CAPRICCIO_Rose__Braun__Kaiser_7687a.png(right to left) Joseph Kaiser as Flamand, Russell Braun as Olivier and Peter Rose as La Roche

That leaves, as the plot does, the Countess Madeleine of Renée Fleming. Capriccio is the Countess’s show, her chance to fill the shoes (or shall we say culottes?) of Mozart’s Countess and Strauss’s Marschallin and Arabella (a countess by birth)—all of them roles Fleming has sung here with honor. Strauss, indeed, is one of the composers for whom she has the greatest natural affinity. She looked splendid in the rather awkward costumes—would a lady this classy really change into a glittery silver ball gown to dine alone?—and her interactions in the salon scenes, her amused, tolerant bewilderment at the two declarations of love, her grace to her guests, her juggling of the situation were superbly handled—Kitty Carlisle Hart set to music. We understood why all these people loved her, were thrilled to be with her, to perform for her. She sang the varying phrases with distinction, lyricism salted with witty banter.

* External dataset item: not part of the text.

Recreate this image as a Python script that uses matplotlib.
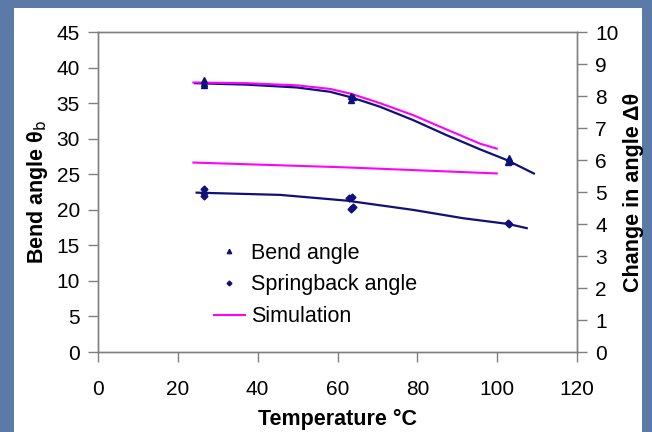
import matplotlib.pyplot as plt
from matplotlib.patches import Rectangle
from matplotlib.lines import Line2D

plt.rcParams['font.family'] = ['Liberation Sans', 'DejaVu Sans']

# measured points
bend_temp = [26.5, 26.5, 26.5, 63.5, 63.5, 64.0, 102.6, 103.0, 103.2]
bend_deg = [38.3, 37.8, 37.6, 36.0, 35.5, 35.8, 26.7, 27.3, 26.9]
spring_temp = [26.5, 26.5, 26.5, 62.8, 63.6, 64.0, 63.5, 102.8, 103.0]
spring_delta = [5.09, 4.96, 4.87, 4.80, 4.83, 4.53, 4.46, 4.02, 3.99]

# trend lines
bend_fit_t = [24.3, 37.2, 49.8, 58.1, 63.5, 70.6, 79.0, 87.3, 95.7, 102.4, 109.2]
bend_fit_y = [37.8, 37.6, 37.2, 36.6, 35.8, 34.5, 32.6, 30.5, 28.5, 27.0, 25.1]
spring_fit_t = [24.7, 45.6, 62.3, 79.0, 91.5, 102.8, 107.4]
spring_fit_y = [4.98, 4.91, 4.73, 4.44, 4.18, 4.00, 3.87]

# simulation
sim_bend_t = [23.9, 37.2, 49.8, 58.1, 63.5, 70.6, 79.0, 87.3, 95.7, 99.9]
sim_bend_y = [37.9, 37.8, 37.5, 37.0, 36.3, 35.0, 33.3, 31.3, 29.3, 28.6]
sim_spring_t = [23.9, 62.0, 99.9]
sim_spring_y = [5.92, 5.77, 5.58]

navy = '#10107a'
pink = '#ff00ff'
grey = '#808080'

fig = plt.figure(figsize=(6.52, 4.32), dpi=100)
fig.patch.set_facecolor('#5b7aa7')
# white slide panel behind the chart
bg = fig.add_axes([14 / 652, 0, 628 / 652, 1 - 7.5 / 432], zorder=-5)
bg.set_axis_off()
bg.add_patch(Rectangle((0, 0), 1, 1, transform=bg.transAxes,
                       facecolor='white', edgecolor='none'))

ax = fig.add_axes([98 / 652, 1 - 352 / 432, 479 / 652, 320 / 432])
ax.set_facecolor('none')
ax2 = ax.twinx()

ax.plot(bend_fit_t, bend_fit_y, color=navy, lw=1.6)
ax.plot(sim_bend_t, sim_bend_y, color=pink, lw=1.5)
h_bend, = ax.plot(bend_temp, bend_deg, linestyle='none', marker='^',
                  ms=4.5, color=navy)

ax2.plot(spring_fit_t, spring_fit_y, color=navy, lw=1.6)
h_sim, = ax2.plot(sim_spring_t, sim_spring_y, color=pink, lw=1.5)
h_spring, = ax2.plot(spring_temp, spring_delta, linestyle='none', marker='D',
                     ms=3.5, color=navy)

ax.set_xlim(0, 120)
ax.set_ylim(0, 45)
ax2.set_ylim(0, 10)
ax.set_xticks(range(0, 121, 20))
ax.set_yticks(range(0, 46, 5))
ax2.set_yticks(range(0, 11))

for a in (ax, ax2):
    for s in a.spines.values():
        s.set_color(grey)
        s.set_linewidth(1.0)
    a.tick_params(colors=grey, labelcolor='black', length=7, width=1.0,
                  labelsize=15, direction='out')
ax.tick_params(axis='x', pad=13)
ax.tick_params(axis='y', pad=6)
ax2.tick_params(axis='y', pad=6)

ax.set_xlabel('Temperature °C', fontsize=15.5, fontweight='bold', labelpad=7)
ax.set_ylabel(r'Bend angle θ$_\mathrm{b}$', fontsize=15.5,
              fontweight='bold', labelpad=5)
ax2.set_ylabel('Change in angle Δθ', fontsize=15.5, fontweight='bold',
               labelpad=3, rotation=90)

leg_sim = Line2D([], [], color=pink, lw=1.5)
ax.legend([h_bend, h_spring, leg_sim],
          ['Bend angle', 'Springback angle', 'Simulation'],
          loc='upper left', bbox_to_anchor=(0.243, 0.342), frameon=False,
          fontsize=15.5, handlelength=1.4, handletextpad=0.3,
          labelspacing=0.5, borderpad=0, borderaxespad=0,
          markerscale=0.7)

fig.savefig('out.png', dpi=100, facecolor=fig.get_facecolor())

So to the long final scene, where she is alone with a mirror, an invisible mirror the director has hung on the fourth wall, so that she must peer into it and, descrying her inner self, present that self to us. This scene is a meditative tour de force, considerably more introspective but also less intense than the meditation of Thaïs, another Fleming-with-a-mirror role: After all, her immortal soul is not at stake here, whichever fellow she chooses by eleven o’clock the next morning. The dalliance may not even last. Too, in the French manner, she may decide on simultaneous affairs with both, or at least simultaneous flirtations. Fleming has sung this meditation often, on disc, in concert, at the Met Gala. Perhaps that is why, after a night on her best, most musicianly behavior, acting the role and singing the words, she slips back into bad habits in the last minutes, slurping and cooing where Strauss meant his music to be precise, dreamy, yes, and well acted, but precise. It was a reminder of Fleming the gifted but self-indulgent musician, who could have been but is not the great American diva of our time.